Consider relationships. A small act of disrespect doesn’t stay small. It creates resentment. The resentment creates distance. The distance creates more disrespect. Soon you’re in a compounding cycle where the relationship degrades exponentially. One plus one doesn’t equal two. It equals a divorce.
The illogical logic works both ways, which means you have to be careful what you allow to compound in your life. Some seeds should never be planted.
The Paradox of Doing Nothing
Here’s what makes compound interest genuinely strange: the optimal strategy often involves doing nothing.
In most areas of life, doing nothing is disastrous. Don’t work? You starve. Don’t exercise? Your body falls apart. Don’t maintain your friendships? They evaporate. Action is typically rewarded. Inaction is typically punished.
But with compound interest, the best performers are often the ones who do the least. Buy an index fund. Wait forty years. Don’t touch it. Don’t try to time the market. Don’t panic when things drop. Don’t get excited when things spike. Just… exist near the investment and let time do the work.
This drives active people crazy. We want to do something. We want to optimize and tinker and improve. But compounding doesn’t need your help. It needs your absence. The math performs better when you’re not interfering with it.
It’s counterintuitive in the deepest sense. Most systems require constant input to produce output. Compound interest requires one input and then patience. The rest happens on its own.
Why We Resist the Logic
Part of why compound interest feels illogical is that it makes us confront uncomfortable truths about time and mortality.
To truly benefit from compounding, you need decades. Not months. Not years. Decades. This forces you to think about a version of yourself that exists in a future you can barely imagine. Your sixty year old self is a stranger to your twenty five year old self. Planning for that stranger feels abstract and unreal.
We also resist it because it highlights opportunity costs. Every dollar you save for compounding is a dollar you don’t spend today. Every year you wait is a year you could be enjoying life. The math might work out beautifully in forty years, but you’ll be forty years older. Is that a good trade?
These aren’t easy questions. The illogical logic demands sacrifices that feel very real in exchange for benefits that feel very theoretical. It asks you to trust a mathematical principle more than you trust your own immediate desires.
The Asymmetry of Compounding
Here’s something most people miss: compound interest is profoundly asymmetric.
Starting ten years late doesn’t just cost you ten years of growth. It costs you ten years of growth plus all the compounding that would have happened on that growth. The difference between starting at twenty five and starting at thirty five isn’t small. It’s enormous. Exponentially enormous.

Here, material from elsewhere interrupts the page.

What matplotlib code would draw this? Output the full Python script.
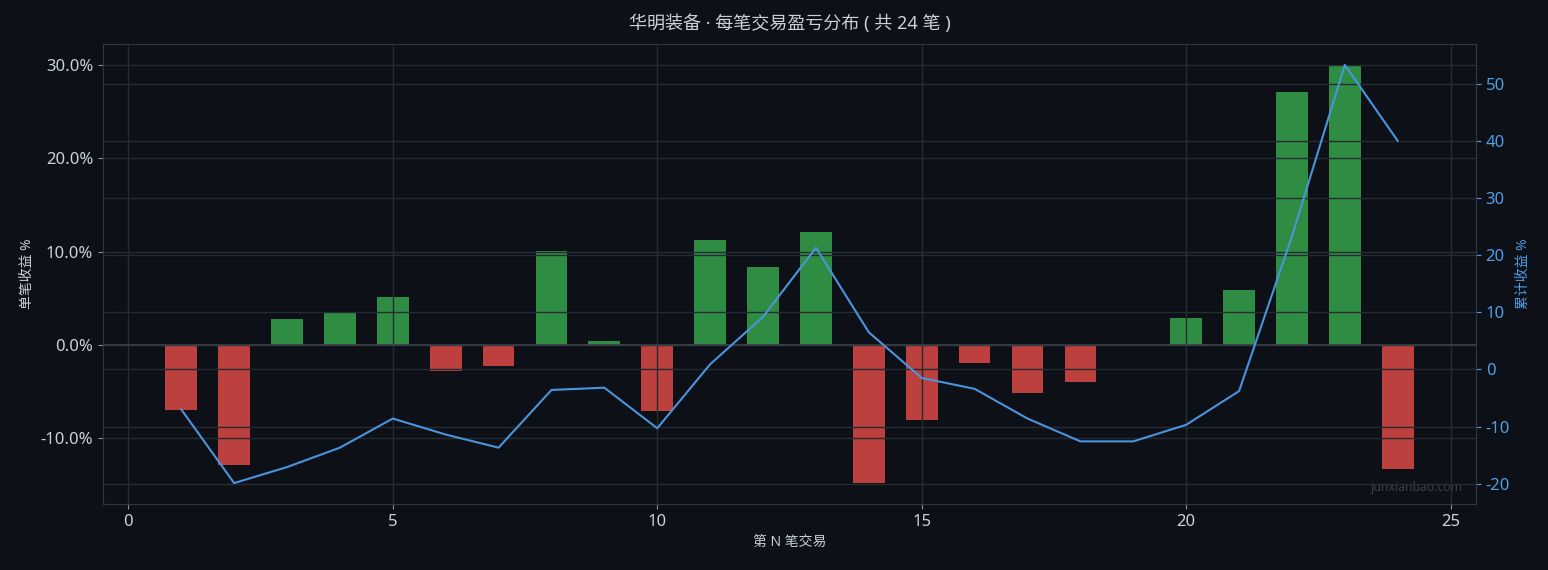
import numpy as np
import matplotlib
matplotlib.use("Agg")
import matplotlib.pyplot as plt
from matplotlib.ticker import FuncFormatter

plt.rcParams['font.family'] = ['Noto Sans', 'Noto Sans CJK SC', 'DejaVu Sans']
plt.rcParams['axes.unicode_minus'] = False

# per-trade return, %
trade_no = list(range(1, 25))
trade_ret = [-7.0, -12.9, 2.8, 3.4, 5.1, -2.8, -2.3, 10.1, 0.4, -7.1, 11.2, 8.3,
             12.1, -14.8, -8.0, -1.9, -5.2, -4.0, 0.0, 2.9, 5.9, 27.1, 30.0, -13.3]
cum_ret = np.cumsum(trade_ret)

bg = '#0d1017'
grid_c = '#262a33'
txt = '#c9d1d9'
blue = '#4a94dc'
tick_blue = '#4f9ee6'
green = '#2f8d43'
red = '#bb403e'

fig = plt.figure(figsize=(15.48, 5.7), dpi=100, facecolor=bg)
ax = fig.add_axes([0.0665, 0.1158, 0.887, 0.807])
ax.set_facecolor(bg)

colors = [green if v >= 0 else red for v in trade_ret]
ax.bar(trade_no, trade_ret, width=0.6, color=colors)
ax.axhline(0, color='#3a3f48', lw=1.2)
ax.yaxis.set_major_formatter(FuncFormatter(lambda v, p: f'{v:.1f}%'))
ax.grid(True, color=grid_c, lw=1)
ax.set_xlabel('第 N 笔交易', color=txt, fontsize=10)
ax.set_ylabel('单笔收益 %', color=txt, fontsize=10)
ax.tick_params(colors=txt, labelsize=12)
ax.tick_params(axis='both', color='#8b949e')
for s in ax.spines.values():
    s.set_color('#30363d')

ax2 = ax.twinx()
ax2.plot(trade_no, cum_ret, color=blue, lw=1.5)
ax2.grid(True, axis='y', color=grid_c, lw=1)
ax2.set_ylabel('累计收益 %', color=tick_blue, fontsize=10)
ax2.tick_params(axis='y', colors=tick_blue, labelsize=12)
for s in ax2.spines.values():
    s.set_color('#30363d')

ax.set_xticks([0, 5, 10, 15, 20, 25])
ax.set_title('华明装备 · 每笔交易盈亏分布 ( 共 24 笔 )', color=txt, fontsize=13, pad=11)
ax.text(0.99, 0.022, 'junxianbao.com', transform=ax.transAxes, ha='right', va='bottom',
        color='#3a3f48', fontsize=8.8)

fig.savefig('out.png', facecolor=bg)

This creates brutal inequalities. Two people with identical savings habits can end up with vastly different wealth purely based on when they started. Time is the most valuable ingredient in the compound interest formula, and time is the one thing you can never get back.

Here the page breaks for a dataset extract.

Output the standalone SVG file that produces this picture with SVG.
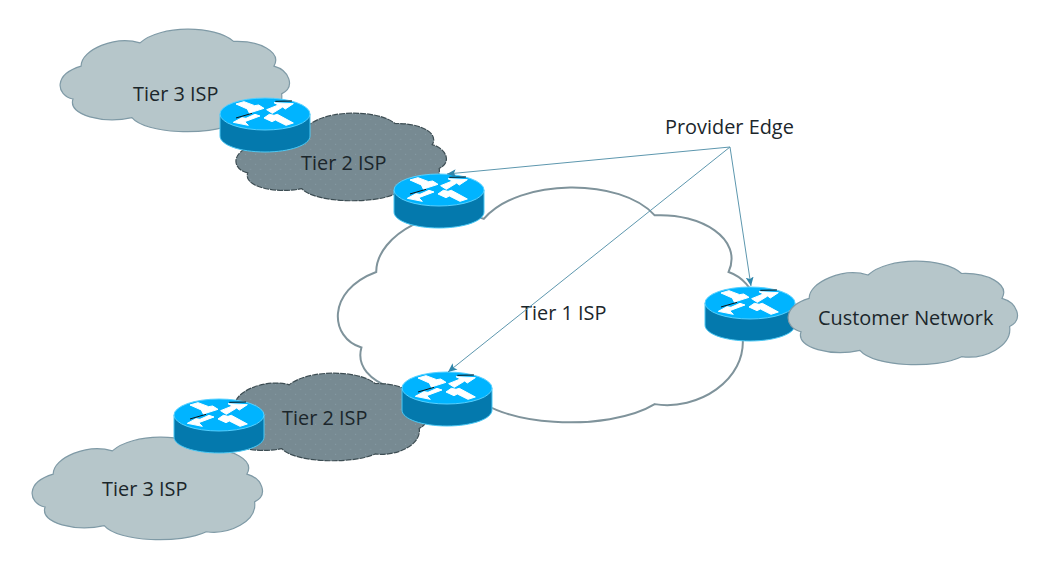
<svg xmlns="http://www.w3.org/2000/svg" width="1038" height="561" viewBox="0 0 1038 561">
<style>
text{font-family:"Open Sans","Noto Sans","Liberation Sans",sans-serif;font-size:19.9px;fill:#1b262b}
.t3{fill:#b6c6ca;stroke:#7f9aa6;stroke-width:1.2}
.t2{fill:url(#dots);stroke:#3d4d53;stroke-width:1.2;stroke-dasharray:6 1}
.t1{fill:#fff;stroke:#7f939b;stroke-width:2}
.link{fill:none;stroke:#5d97ae;stroke-width:1;marker-end:url(#head)}
.arrow{fill:#fff;stroke:#fff;stroke-width:3;stroke-linejoin:miter}
</style>
<defs>
<pattern id="dots" patternUnits="userSpaceOnUse" width="4.72" height="11.36">
<rect width="4.72" height="11.36" fill="#778a92"/>
<rect x="0.5" y="1" width="0.4" height="0.9" fill="#8fa5b2"/>
<rect x="2.86" y="6.68" width="0.4" height="0.9" fill="#8fa5b2"/>
</pattern>
<marker id="head" markerWidth="12" markerHeight="10" refX="9" refY="4" orient="auto" markerUnits="userSpaceOnUse" viewBox="0 0 12 8">
<path d="M0,0 L9,4 L0,8 L2,4 Z" fill="#2f86ab"/>
</marker>
<path id="cloud" vector-effect="non-scaling-stroke" d="M6.5,68 C-1,64 -2,44 10,36 C10,20 25,6 35.5,13.5 C44,-4 68,-4 76,12 C87,11 97,22 93.5,36 C100,40 103,56 96.8,63 C98,82 86,95 76,92 C65,104 38,102 32,86 C20,92 4,84 6.5,68 Z"/>
<g id="router">
<path d="M-45,0 V22 C-45,31 -25,38 0,38 C25,38 45,31 45,22 V0 Z" fill="#0479ad" stroke="#4cc9f5" stroke-width="1"/>
<ellipse rx="45" ry="16" fill="#00b4ff" stroke="#55d0ff" stroke-width="1"/>
<g transform="translate(-55,-29) scale(.3333)">
<path d="M196,49 L246,48 M78,99 L126,85" stroke="#111" stroke-width="3" fill="none"/>
<path class="arrow" d="M78,57 L102,50 L134,62 L146,60 L162,70 L118,84 L112,72 Z"/>
<path class="arrow" d="M170,74 L205,60 L192,53 L250,56 L226,72 L218,66 L187,85 Z"/>
<path class="arrow" d="M70,112 L96,98 L108,100 L135,88 L150,93 L104,110 L115,121 Z"/>
<path class="arrow" d="M162,99 L178,88 L192,91 L202,88 L250,114 L228,121 L196,105 L186,110 Z"/>
</g>
</g>
</defs>

<g id="tier1-isp">
<use href="#cloud" class="t1" transform="translate(334,187) scale(4.22,2.36)"/>
<text x="521" y="320">Tier 1 ISP</text>
</g>
<g id="tier3-isp-top">
<use href="#cloud" class="t3" transform="translate(58,29) scale(2.31,1.03)"/>
<text x="133" y="101">Tier 3 ISP</text>
</g>
<g id="tier2-isp-top">
<use href="#cloud" class="t2" transform="translate(234,113) scale(2.12,.88)"/>
<text x="301" y="170">Tier 2 ISP</text>
</g>
<g id="tier2-isp-bottom">
<use href="#cloud" class="t2" transform="translate(214,373) scale(2.12,.88)"/>
<text x="282" y="425">Tier 2 ISP</text>
</g>
<g id="tier3-isp-bottom">
<use href="#cloud" class="t3" transform="translate(30,437) scale(2.32,1.03)"/>
<text x="102" y="496">Tier 3 ISP</text>
</g>
<g id="router-1"><use href="#router" transform="translate(265,114)"/></g>
<g id="router-2"><use href="#router" transform="translate(439,190)"/></g>
<g id="router-3"><use href="#router" transform="translate(750,303)"/></g>
<g id="router-4"><use href="#router" transform="translate(447,388)"/></g>
<g id="router-5"><use href="#router" transform="translate(219,415)"/></g>
<g id="customer-network">
<use href="#cloud" class="t3" transform="translate(786,261) scale(2.31,1.04)"/>
<text x="818" y="325">Customer Network</text>
</g>
<g id="provider-edge">
<text x="665" y="134">Provider Edge</text>
</g>
<g id="connectors">
<path class="link" d="M730,147 L447,174"/>
<path class="link" d="M730,147 L751,286"/>
<path class="link" d="M730,147 L448,372"/>
</g>
</svg>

This asymmetry makes compound interest slightly unfair. The people who figure it out early get rewarded beyond their wisdom or virtue. The people who figure it out late get punished beyond their foolishness or vice. The math doesn’t care about fairness. It just compounds.
The Math That Isn’t Math
At its core, compound interest reveals something deeper than finance. It reveals that the universe runs on feedback loops, not simple addition.

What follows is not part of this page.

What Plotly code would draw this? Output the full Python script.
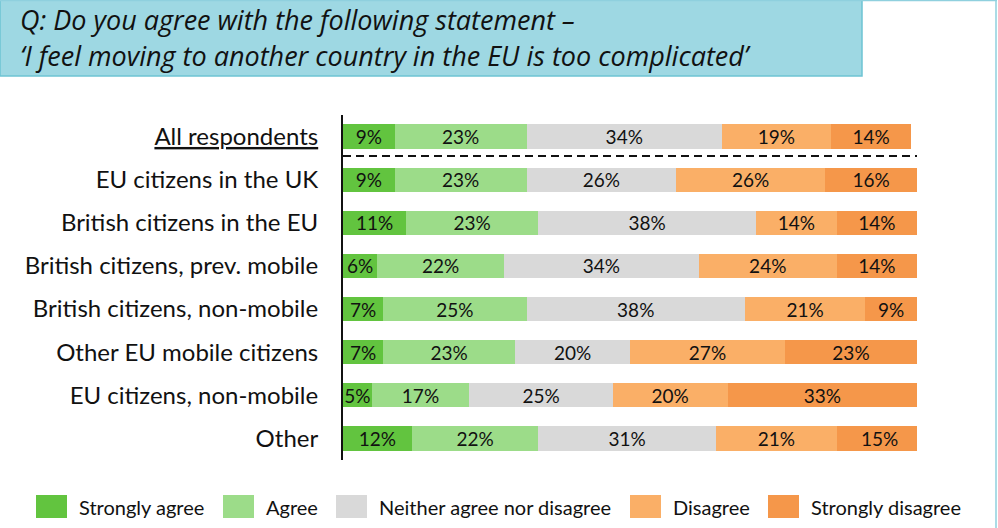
import plotly.graph_objects as go

# Survey groups (top to bottom)
categories = [
    "<u>All respondents</u>",
    "EU citizens in the UK",
    "British citizens in the EU",
    "British citizens, prev. mobile",
    "British citizens, non-mobile",
    "Other EU mobile citizens",
    "EU citizens, non-mobile",
    "Other",
]

# Share of answers per group, in percent
strongly_agree = [9, 9, 11, 6, 7, 7, 5, 12]
agree = [23, 23, 23, 22, 25, 23, 17, 22]
neither = [34, 26, 38, 34, 38, 20, 25, 31]
disagree = [19, 26, 14, 24, 21, 27, 20, 21]
strongly_disagree = [14, 16, 14, 14, 9, 23, 33, 15]

series_names = ["Strongly agree", "Agree", "Neither agree nor disagree",
                "Disagree", "Strongly disagree"]
series_values = [strongly_agree, agree, neither, disagree, strongly_disagree]
series_colors = ["#62C43F", "#9CDC89", "#D9D9D9", "#FAAF67", "#F5974A"]

FONT = "Lato"
TITLE_FONT = "Open Sans"
W, H = 998, 528
M_L, M_R, M_T, M_B = 343, 81, 115, 68
PW, PH = W - M_L - M_R, H - M_T - M_B


def xp(px):
    """Pixel x -> paper x."""
    return (px - M_L) / PW


def yp(py):
    """Pixel y (from top) -> paper y."""
    return (H - M_B - py) / PH


fig = go.Figure()
for name, vals, color in zip(series_names, series_values, series_colors):
    fig.add_trace(go.Bar(
        orientation="h",
        x=vals,
        y=categories,
        name=name,
        marker=dict(color=color, line=dict(width=0)),
        text=[f"{v}%" for v in vals],
        textposition="inside",
        insidetextanchor="middle",
        textangle=0,
        constraintext="none",
        textfont=dict(family=FONT, size=19, color="#111111"),
        showlegend=False,
        hoverinfo="skip",
    ))

shapes = []
annotations = []

# Question header box
shapes.append(dict(type="rect", xref="paper", yref="paper",
                   x0=xp(0), x1=xp(862), y0=yp(0), y1=yp(76),
                   fillcolor="#9ED8E3", line=dict(color="#6EC3D4", width=1.5),
                   layer="below"))
# Slide frame edges
shapes.append(dict(type="line", xref="paper", yref="paper",
                   x0=xp(0), x1=xp(997), y0=yp(0.5), y1=yp(0.5),
                   line=dict(color="#8FD0DE", width=1.5)))
shapes.append(dict(type="line", xref="paper", yref="paper",
                   x0=xp(996), x1=xp(996), y0=yp(0), y1=yp(528),
                   line=dict(color="#8FD0DE", width=1.5)))

annotations.append(dict(xref="paper", yref="paper", x=xp(18), y=yp(19),
                        xanchor="left", yanchor="middle", showarrow=False,
                        text="<i>Q: Do you agree with the following statement –</i>",
                        font=dict(family=TITLE_FONT, size=27, color="#111111")))
annotations.append(dict(xref="paper", yref="paper", x=xp(18), y=yp(56),
                        xanchor="left", yanchor="middle", showarrow=False,
                        text="<i>‘I feel moving to another country in the EU is too complicated’</i>",
                        font=dict(family=TITLE_FONT, size=27, color="#111111")))

# Separator under the overall row
shapes.append(dict(type="line", xref="x", yref="y",
                   x0=0, x1=100, y0=0.45, y1=0.45,
                   line=dict(color="#111111", width=2, dash="8px,5px")))

# Legend drawn as large swatches
legend_x = [36, 223, 336, 630, 768]
for name, color, lx in zip(series_names, series_colors, legend_x):
    shapes.append(dict(type="rect", xref="paper", yref="paper",
                       x0=xp(lx), x1=xp(lx + 31), y0=yp(495), y1=yp(518),
                       fillcolor=color, line=dict(width=0)))
    annotations.append(dict(xref="paper", yref="paper", x=xp(lx + 41), y=yp(507),
                            xanchor="left", yanchor="middle", showarrow=False,
                            text=name,
                            font=dict(family=FONT, size=20, color="#111111")))

fig.update_layout(
    width=W, height=H,
    margin=dict(l=M_L, r=M_R, t=M_T, b=M_B, pad=0),
    barmode="stack",
    bargap=0.44,
    paper_bgcolor="white",
    plot_bgcolor="white",
    shapes=shapes,
    annotations=annotations,
    showlegend=False,
    xaxis=dict(range=[0, 100], visible=False, fixedrange=True),
    yaxis=dict(
        type="category",
        categoryorder="array",
        categoryarray=categories,
        range=[len(categories) - 0.5, -0.5],
        showline=True, linecolor="#111111", linewidth=2,
        showgrid=False, zeroline=False, ticks="",
        ticklabelstandoff=18,
        tickfont=dict(family=FONT, size=24, color="#111111"),
        fixedrange=True,
    ),
)

fig.write_html("out.html", config={"displayModeBar": False})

Nothing exists in isolation. Everything affects everything else. Causes create effects that become causes of new effects. The output of one cycle becomes the input of the next. This is how simple systems create complex results.
Your financial returns compound. But so does your reputation. So does your health. So does your misery or your joy. The logic is always illogical because we’re not wired to think in loops and cycles. We think in straight lines.
But reality doesn’t care what we’re wired for.
If there’s anything useful to take from this, it’s that small things matter more than we think, and time matters more than we realize. The tiny decision to save an extra fifty dollars this month seems meaningless. And it is meaningless in isolation. But it’s not isolated. It’s the first domino in a chain that extends decades into the future. That fifty dollars might become a hundred dollars which might become a thousand dollars which might give you freedom when you’re sixty.
The same applies to everything else that compounds. The tiny workout today seems pointless. The tiny act of kindness goes unnoticed. The tiny improvement to your skill feels like nothing.
But nothing stays tiny when time gets involved. Everything compounds into something larger than itself. One plus one never equals two in systems that have memory and momentum. It equals three, then ten, then infinity.
The math is illogical. But the universe runs on it anyway.